Robustness tests involve adding Gaussian noise to edge weights at varying intensities (5 % to 30 % of the original magnitude). The resulting CC distributions remain close to normal, with only modest degradation in KS‑test p‑values for the highest noise levels. This indicates that CC is tolerant to measurement errors common in empirical network data.

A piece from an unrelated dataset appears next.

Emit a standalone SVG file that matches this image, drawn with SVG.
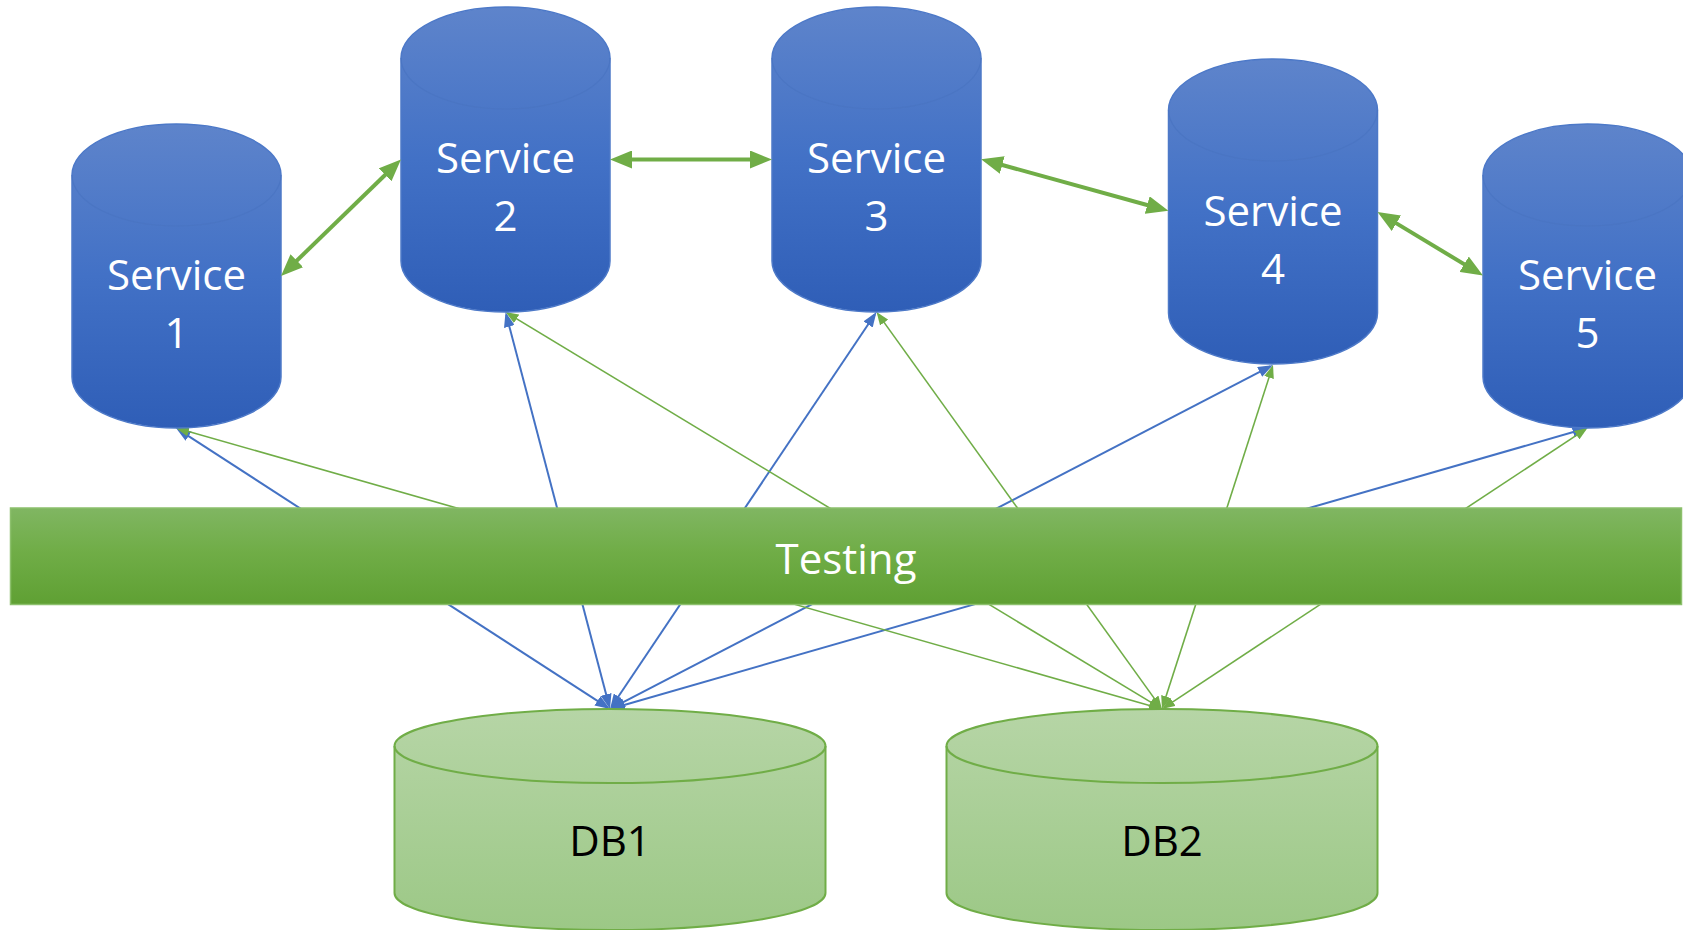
<svg xmlns="http://www.w3.org/2000/svg" width="1683" height="930" viewBox="0 0 1683 930">
  <defs>
    <linearGradient id="gSvc" x1="0" y1="0" x2="0" y2="1">
      <stop offset="0" stop-color="#5e84cb"/>
      <stop offset="0.5" stop-color="#4271c6"/>
      <stop offset="1" stop-color="#2f5eb7"/>
    </linearGradient>
    <linearGradient id="gDb" x1="0" y1="0" x2="0" y2="1">
      <stop offset="0" stop-color="#b6d5a6"/>
      <stop offset="1" stop-color="#9cc886"/>
    </linearGradient>
    <linearGradient id="gBar" x1="0" y1="0" x2="0" y2="1">
      <stop offset="0" stop-color="#80b662"/>
      <stop offset="0.45" stop-color="#70ad47"/>
      <stop offset="1" stop-color="#5fa033"/>
    </linearGradient>
    <marker id="headThick" markerUnits="userSpaceOnUse" markerWidth="22" markerHeight="18" viewBox="0 0 22 18" refX="12" refY="9" orient="auto-start-reverse">
      <path d="M0,0 L22,9 L0,18 Z" fill="#70ad47"/>
    </marker>
    <marker id="headBlue" markerUnits="userSpaceOnUse" markerWidth="15" markerHeight="11" viewBox="0 0 15 11" refX="12" refY="5.5" orient="auto-start-reverse">
      <path d="M0,0 L15,5.5 L0,11 Z" fill="#4472c4"/>
    </marker>
    <marker id="headGreen" markerUnits="userSpaceOnUse" markerWidth="13" markerHeight="10" viewBox="0 0 13 10" refX="10" refY="5" orient="auto-start-reverse">
      <path d="M0,0 L13,5 L0,10 Z" fill="#70ad47"/>
    </marker>
  </defs>
  <style>
    .svc-body { fill: url(#gSvc); stroke: #4d79c8; stroke-width: 1.5; }
    .svc-rim { fill: none; stroke: #4a74c2; stroke-width: 1.2; opacity: 0.8; }
    .db-body { fill: url(#gDb); stroke: #70ad47; stroke-width: 2; }
    .db-rim { fill: none; stroke: #70ad47; stroke-width: 2; }
    .bar { fill: url(#gBar); stroke: #8cc06c; stroke-width: 1.5; }
    .lbl { font-family: "Open Sans", "Liberation Sans", sans-serif; font-size: 42px; text-anchor: middle; }
    .lbl-w { fill: #ffffff; }
    .lbl-k { fill: #000000; }
    .link-blue { stroke: #4472c4; stroke-width: 2; fill: none; marker-start: url(#headBlue); marker-end: url(#headBlue); }
    .link-green { stroke: #70ad47; stroke-width: 1.6; fill: none; marker-start: url(#headGreen); marker-end: url(#headGreen); }
    .link-peer { stroke: #70ad47; stroke-width: 4; fill: none; marker-start: url(#headThick); marker-end: url(#headThick); }
  </style>

  <!-- connectors -->
  <g id="connectors">
    <!-- DB1 to each service -->
    <line class="link-blue" x1="607.5" y1="707.4" x2="178.5" y2="429.6"/>
    <line class="link-blue" x1="609.2" y1="706.1" x2="506.3" y2="314.9"/>
    <line class="link-blue" x1="611.7" y1="706.5" x2="874.8" y2="314.5"/>
    <line class="link-blue" x1="612.7" y1="707.6" x2="1270.3" y2="366.4"/>
    <line class="link-blue" x1="612.9" y1="708.2" x2="1584.6" y2="428.8"/>
    <!-- DB2 to each service -->
    <line class="link-green" x1="1159.1" y1="708.2" x2="178.9" y2="428.8"/>
    <line class="link-green" x1="1159.4" y1="707.4" x2="508.1" y2="313.6"/>
    <line class="link-green" x1="1160.2" y1="706.6" x2="878.3" y2="314.4"/>
    <line class="link-green" x1="1162.9" y1="706.1" x2="1272.1" y2="367.9"/>
    <line class="link-green" x1="1164.5" y1="707.3" x2="1585.0" y2="429.7"/>
  </g>

  <!-- services -->
  <g id="service1">
    <path class="svc-body" d="M72,175 L72,377 A104.5,51 0 0 0 281,377 L281,175 A104.5,51 0 0 0 72,175 Z"/>
    <path class="svc-rim" d="M72,175 A104.5,51 0 0 0 281,175"/>
    <text class="lbl lbl-w" x="176.5" y="290">Service</text>
    <text class="lbl lbl-w" x="176.5" y="348">1</text>
  </g>
  <g id="service2">
    <path class="svc-body" d="M401,58 L401,261 A104.5,51 0 0 0 610,261 L610,58 A104.5,51 0 0 0 401,58 Z"/>
    <path class="svc-rim" d="M401,58 A104.5,51 0 0 0 610,58"/>
    <text class="lbl lbl-w" x="505.5" y="173">Service</text>
    <text class="lbl lbl-w" x="505.5" y="231">2</text>
  </g>
  <g id="service3">
    <path class="svc-body" d="M772,58 L772,261 A104.5,51 0 0 0 981,261 L981,58 A104.5,51 0 0 0 772,58 Z"/>
    <path class="svc-rim" d="M772,58 A104.5,51 0 0 0 981,58"/>
    <text class="lbl lbl-w" x="876.5" y="173">Service</text>
    <text class="lbl lbl-w" x="876.5" y="231">3</text>
  </g>
  <g id="service4">
    <path class="svc-body" d="M1168.5,110 L1168.5,313 A104.5,51 0 0 0 1377.5,313 L1377.5,110 A104.5,51 0 0 0 1168.5,110 Z"/>
    <path class="svc-rim" d="M1168.5,110 A104.5,51 0 0 0 1377.5,110"/>
    <text class="lbl lbl-w" x="1273" y="225.5">Service</text>
    <text class="lbl lbl-w" x="1273" y="283.5">4</text>
  </g>
  <g id="service5">
    <path class="svc-body" d="M1483,175 L1483,377 A104.5,51 0 0 0 1692,377 L1692,175 A104.5,51 0 0 0 1483,175 Z"/>
    <path class="svc-rim" d="M1483,175 A104.5,51 0 0 0 1692,175"/>
    <text class="lbl lbl-w" x="1587.5" y="290">Service</text>
    <text class="lbl lbl-w" x="1587.5" y="348">5</text>
  </g>

  <!-- testing layer -->
  <g id="testing">
    <rect class="bar" x="10.5" y="508" width="1671" height="96.5"/>
    <text class="lbl lbl-w" x="846" y="574">Testing</text>
  </g>

  <!-- databases -->
  <g id="db1">
    <path class="db-body" d="M394.5,746 L394.5,893 A215.5,37 0 0 0 825.5,893 L825.5,746 A215.5,37 0 0 0 394.5,746 Z"/>
    <path class="db-rim" d="M394.5,746 A215.5,37 0 0 0 825.5,746"/>
    <text class="lbl lbl-k" x="610" y="856">DB1</text>
  </g>
  <g id="db2">
    <path class="db-body" d="M946.5,746 L946.5,893 A215.5,37 0 0 0 1377.5,893 L1377.5,746 A215.5,37 0 0 0 946.5,746 Z"/>
    <path class="db-rim" d="M946.5,746 A215.5,37 0 0 0 1377.5,746"/>
    <text class="lbl lbl-k" x="1162" y="856">DB2</text>
  </g>

  <!-- peer links between neighbouring services -->
  <g id="peer-links">
    <line class="link-peer" x1="288.2" y1="269.0" x2="393.8" y2="166.5"/>
    <line class="link-peer" x1="620" y1="159.5" x2="762" y2="159.5"/>
    <line class="link-peer" x1="990.7" y1="161.8" x2="1158.8" y2="208.2"/>
    <line class="link-peer" x1="1386.1" y1="217.1" x2="1474.4" y2="270.4"/>
  </g>
</svg>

Limitations are candidly discussed. First, the reliance on global means and variances for standardisation can be problematic when a network undergoes abrupt structural transitions (e.g., wars, market crashes) that shift these statistics dramatically. The authors propose using rolling windows or exponential smoothing to obtain more stable estimates. Second, the choice of weights in the inheritance step is somewhat arbitrary; while equal weights are a neutral default, domain knowledge could inform a more nuanced weighting scheme (e.g., giving higher weight to betweenness in transportation networks). Third, the assumption of independence among base centralities is not strictly met—many centralities are correlated—yet the Central Limit Theorem mitigates this issue when a sufficient number of components are combined. Finally, real‑time applications to streaming networks would require incremental updates to means, variances, and intermediate composites; the paper suggests future work on online algorithms and dimensionality‑reduction techniques (e.g., random projections) to address this.

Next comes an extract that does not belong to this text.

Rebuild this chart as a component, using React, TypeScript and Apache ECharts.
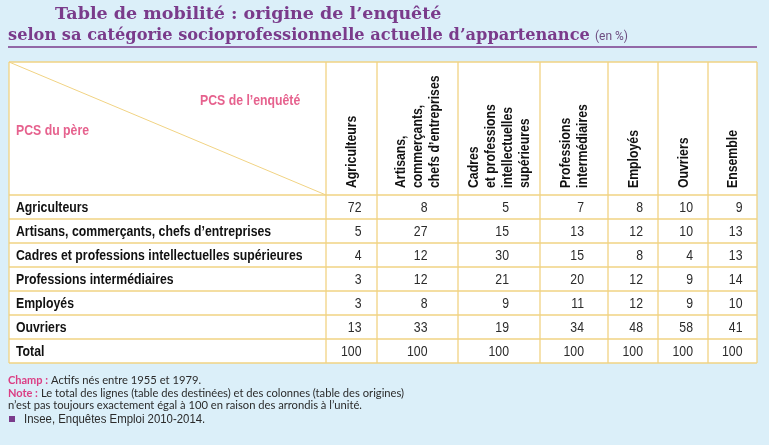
import React, { useEffect, useRef } from "react";
import * as echarts from "echarts";

const fatherCategories = [
  "Agriculteurs",
  "Artisans, commerçants, chefs d’entreprises",
  "Cadres et professions intellectuelles supérieures",
  "Professions intermédiaires",
  "Employés",
  "Ouvriers",
  "Total",
];
const respondentCategories = [
  "Agriculteurs",
  "Artisans,\ncommerçants,\nchefs d’entreprises",
  "Cadres\net professions\nintellectuelles\nsupérieures",
  "Professions\nintermédiaires",
  "Employés",
  "Ouvriers",
  "Ensemble",
];
const agriculteurs = [72, 5, 4, 3, 3, 13, 100];
const artisans = [8, 27, 12, 12, 8, 33, 100];
const cadres = [5, 15, 30, 21, 9, 19, 100];
const professionsInter = [7, 13, 15, 20, 11, 34, 100];
const employes = [8, 12, 8, 12, 12, 48, 100];
const ouvriers = [10, 10, 4, 9, 9, 58, 100];
const ensemble = [9, 13, 13, 14, 10, 41, 100];
const columns = [agriculteurs, artisans, cadres, professionsInter, employes, ouvriers, ensemble];

const titleLine1 = "Table de mobilité : origine de l’enquêté";
const titleLine2 = "selon sa catégorie socioprofessionnelle actuelle d’appartenance";
const titleUnit = "(en %)";
const rowHeaderLabel = "PCS du père";
const colHeaderLabel = "PCS de l’enquêté";
const champLabel = "Champ :";
const champText = "Actifs nés entre 1955 et 1979.";
const noteLabel = "Note :";
const noteLine1 = "Le total des lignes (table des destinées) et des colonnes (table des origines)";
const noteLine2 = "n’est pas toujours exactement égal à 100 en raison des arrondis à l’unité.";
const sourceText = "Insee, Enquêtes Emploi 2010-2014.";

const W = 769;
const H = 445;
const colEdges = [9, 326, 377, 458, 540, 608, 658, 708, 757];
const tableTop = 62;
const headerBottom = 195;
const rowH = 24;

const BG = "#dbeff9";
const GRID = "#f1d383";
const PURPLE = "#7a3b8b";
const PINK = "#e6628e";
const MAGENTA = "#db3e84";
const TEXT = "#2b2b2b";
const SANS = "'Liberation Sans', Arial, sans-serif";
const SERIF = "'DejaVu Serif', 'Liberation Serif', serif";
const ROUND = "Lato, 'Open Sans', sans-serif";

function measure(text: string, font: string): number {
  const ctx = document.createElement("canvas").getContext("2d");
  if (!ctx) return text.length * 7;
  ctx.font = font;
  return ctx.measureText(text).width;
}

export default function App() {
  const ref = useRef<HTMLDivElement>(null);
  useEffect(() => {
    if (!ref.current) return;
    const chart = echarts.init(ref.current, undefined, { renderer: "svg" });
    const els: any[] = [];
    const nRows = fatherCategories.length;
    const tableBottom = headerBottom + nRows * rowH;
    const left = colEdges[0];
    const right = colEdges[colEdges.length - 1];

    const boldFont = `bold 14px ${SANS}`;
    const longest = Math.max(...fatherCategories.map((t) => measure(t, boldFont)));
    const cond = Math.min(1, (colEdges[1] - 16 - 23) / longest);
    const titleFont = `bold 17px ${SERIF}`;
    const title1Scale = 387 / measure(titleLine1, titleFont);
    const title2Scale = 582 / measure(titleLine2, titleFont);
    const footBold = `bold 11px ${ROUND}`;
    const footReg = `11.2px ${ROUND}`;

    els.push({ type: "rect", shape: { x: 0, y: 0, width: W, height: H }, style: { fill: BG }, silent: true });
    els.push({ type: "text", x: 55, y: 13, scaleX: title1Scale, style: { text: titleLine1, font: titleFont, fill: PURPLE, verticalAlign: "middle" } });
    els.push({ type: "text", x: 8, y: 34, scaleX: title2Scale, style: { text: titleLine2, font: titleFont, fill: PURPLE, verticalAlign: "middle" } });
    els.push({ type: "text", x: 595, y: 36, style: { text: titleUnit, font: `12px Roboto, sans-serif`, fill: "#6d4c80", verticalAlign: "middle" } });
    els.push({ type: "line", shape: { x1: 8, y1: 47, x2: 757, y2: 47 }, style: { stroke: PURPLE, lineWidth: 1.5 } });

    els.push({ type: "rect", shape: { x: left, y: tableTop, width: right - left, height: tableBottom - tableTop }, style: { fill: "#ffffff" } });
    const hLines = [tableTop, headerBottom];
    for (let i = 1; i <= nRows; i++) hLines.push(headerBottom + i * rowH);
    hLines.forEach((y) => {
      els.push({ type: "line", shape: { x1: left, y1: y, x2: right, y2: y }, style: { stroke: GRID, lineWidth: 1.3 } });
    });
    colEdges.forEach((x) => {
      els.push({ type: "line", shape: { x1: x, y1: tableTop, x2: x, y2: tableBottom }, style: { stroke: GRID, lineWidth: 1.3 } });
    });
    els.push({ type: "line", shape: { x1: left, y1: tableTop, x2: colEdges[1], y2: headerBottom }, style: { stroke: GRID, lineWidth: 1 } });
    els.push({ type: "text", x: 200, y: 100, scaleX: cond, style: { text: colHeaderLabel, font: `bold 14px ${SANS}`, fill: PINK, verticalAlign: "middle" } });
    els.push({ type: "text", x: 16, y: 130, scaleX: cond, style: { text: rowHeaderLabel, font: `bold 14px ${SANS}`, fill: PINK, verticalAlign: "middle" } });

    respondentCategories.forEach((name, j) => {
      const cx = (colEdges[j + 1] + colEdges[j + 2]) / 2;
      els.push({
        type: "text",
        x: cx,
        y: 188,
        rotation: Math.PI / 2,
        scaleX: cond,
        style: { text: name, font: `bold 14px ${SANS}`, fill: "#111", align: "left", verticalAlign: "middle", lineHeight: 17 },
      });
    });

    fatherCategories.forEach((name, i) => {
      const cy = headerBottom + i * rowH + rowH / 2;
      els.push({ type: "text", x: 16, y: cy, scaleX: cond, style: { text: name, font: boldFont, fill: "#111", verticalAlign: "middle" } });
      columns.forEach((col, j) => {
        const cx = (colEdges[j + 1] + colEdges[j + 2]) / 2;
        els.push({ type: "text", x: cx + 10, y: cy, scaleX: cond, style: { text: String(col[i]), font: `14px ${SANS}`, fill: TEXT, align: "right", verticalAlign: "middle" } });
      });
    });

    const champW = measure(champLabel, footBold);
    const noteW = measure(noteLabel, footBold);
    els.push({ type: "text", x: 8, y: 379, style: { text: champLabel, font: footBold, fill: MAGENTA, verticalAlign: "middle" } });
    els.push({ type: "text", x: 8 + champW + 3, y: 379, style: { text: champText, font: footReg, fill: TEXT, verticalAlign: "middle" } });
    els.push({ type: "text", x: 8, y: 392, style: { text: noteLabel, font: footBold, fill: MAGENTA, verticalAlign: "middle" } });
    els.push({ type: "text", x: 8 + noteW + 3, y: 392, style: { text: noteLine1, font: footReg, fill: TEXT, verticalAlign: "middle" } });
    els.push({ type: "text", x: 8, y: 404, style: { text: noteLine2, font: footReg, fill: TEXT, verticalAlign: "middle" } });
    els.push({ type: "rect", shape: { x: 9, y: 416, width: 6, height: 6 }, style: { fill: PURPLE } });
    els.push({ type: "text", x: 24, y: 419, scaleX: cond, style: { text: sourceText, font: `13px ${SANS}`, fill: TEXT, verticalAlign: "middle" } });

    chart.setOption({ animation: false, graphic: { elements: els } });
    return () => chart.dispose();
  }, []);
  return <div ref={ref} style={{ position: "fixed", left: 0, top: 0, width: W, height: H }} />;
}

In conclusion, the authors deliver a comprehensive framework that transforms a heterogeneous set of centrality measures into a single, statistically interpretable score that follows a standard normal distribution. This enables direct comparison across nodes, edges, and time, facilitates the detection of structural shifts, and provides a common language for interdisciplinary network analysis. The extensive validation on synthetic and real‑world data, together with a transparent discussion of strengths and weaknesses, positions Composite Centrality as a valuable addition to the toolbox of network scientists, policymakers, and analysts dealing with complex, evolving systems.